Константин Аксаков был такого же атлетического сложения, как его отец, только пониже ростом. Его открытое, широкое, некрасивое, несколько татарское лицо имело между тем что-то привлекательное; в его несколько неуклюжих движениях, в его манере говорить (он говорил о любимых своих предметах нараспев), во всей его фигуре выражалась честность, прямота, твердость и благородство; в его маленьких глазках сверкало то бесконечное добродушие, то ничем не преодолимое упорство… Его привязанность к Москве доходила до фанатизма; впоследствии его любовь к великорусскому народу дошла до ограниченности, впадающей в узкий эгоизм. Он любил не человека, а исключительно русского человека, да и то такого только, который родился на Москве-реке или на Клязьме. Русских, имевших несчастие родиться на берегу Финского залива, он уже не признавал русскими.
В ту минуту, когда я познакомился с ним, он еще, впрочем, не дошел до этого забавного отрицания и до этой странной исключительности. Славянофилизм только еще зарождался тогда, и Константин Аксаков стоял на полдороге между «Московским наблюдателем» Белинского, в котором он принимал участие, и между «Москвитянином» Шевырева и Погодина, на который он начинал смотреть с участием…

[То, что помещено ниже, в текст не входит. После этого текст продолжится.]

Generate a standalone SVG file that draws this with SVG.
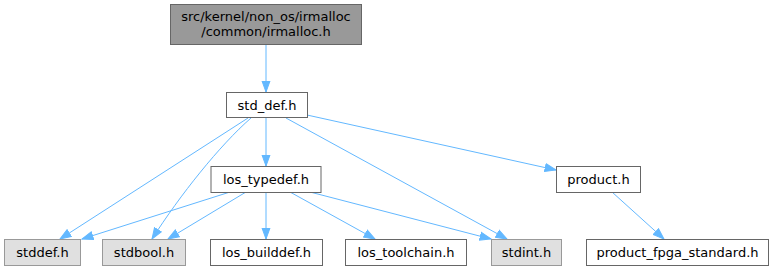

Единственною нитью, соединявшею К. Аксакова с Белинским и его друзьями, была философия Гегеля, которая имела большое влияние на Аксакова, и общий взгляд их на искусство с точки зрения этой философии. Впоследствии, когда уже не исключительно одно искусство, а и общественные вопросы стали занимать литературу, когда образовались славянофильская и западная партии, Константин Аксаков совершенно и окончательно разошелся с Белинским. Они очутились в двух враждебных лагерях…
Если бы я приехал в Москву пятью годами позже, – нет никакого сомнения, что К. Аксаков не допустил бы меня до себя; но в том еще неопределенном и неустановившемся положении, в каком он находился в 1839 году, он искренно протянул мне дружескую руку, несмотря на то, что я был рожден на берегу Финского залива. Он, впрочем, и тогда говорил мне с негодованием о Петербурге и старался при всяком случае возбуждать во мне энтузиазм к Москве. Он останавливал меня перед Иваном Великим, перед Васильем Блаженным, перед Царь-пушкою, перед Колоколом – и глазки его сверкали – он сжимал мою руку своей толстой и широкой рукой… «Вот Русь-то, вот она, настоящая Русь-то!»– вскрикивал он певучим голосом. Он возил меня в Симонов и Донской монастыри, и когда я обнаруживал мой восторг от Москвы, восхищался ее живописностию и ее старинными церквами, К. Аксаков схватывал мою руку, жал мне ее так, что я только из деликатности не вскрикивал, даже обнимал меня и восклицал:
– Да! вы наш, москвич по сердцу!
Дом Аксаковых с утра до вечера был полон гостями. В столовой ежедневно накрывался длинный и широкий семейный стол по крайней мере на 20 кувертов. Хозяева были так просты в обращении со всеми посещавшими их, так бесцеремонны и радушны, что к ним нельзя было не привязаться.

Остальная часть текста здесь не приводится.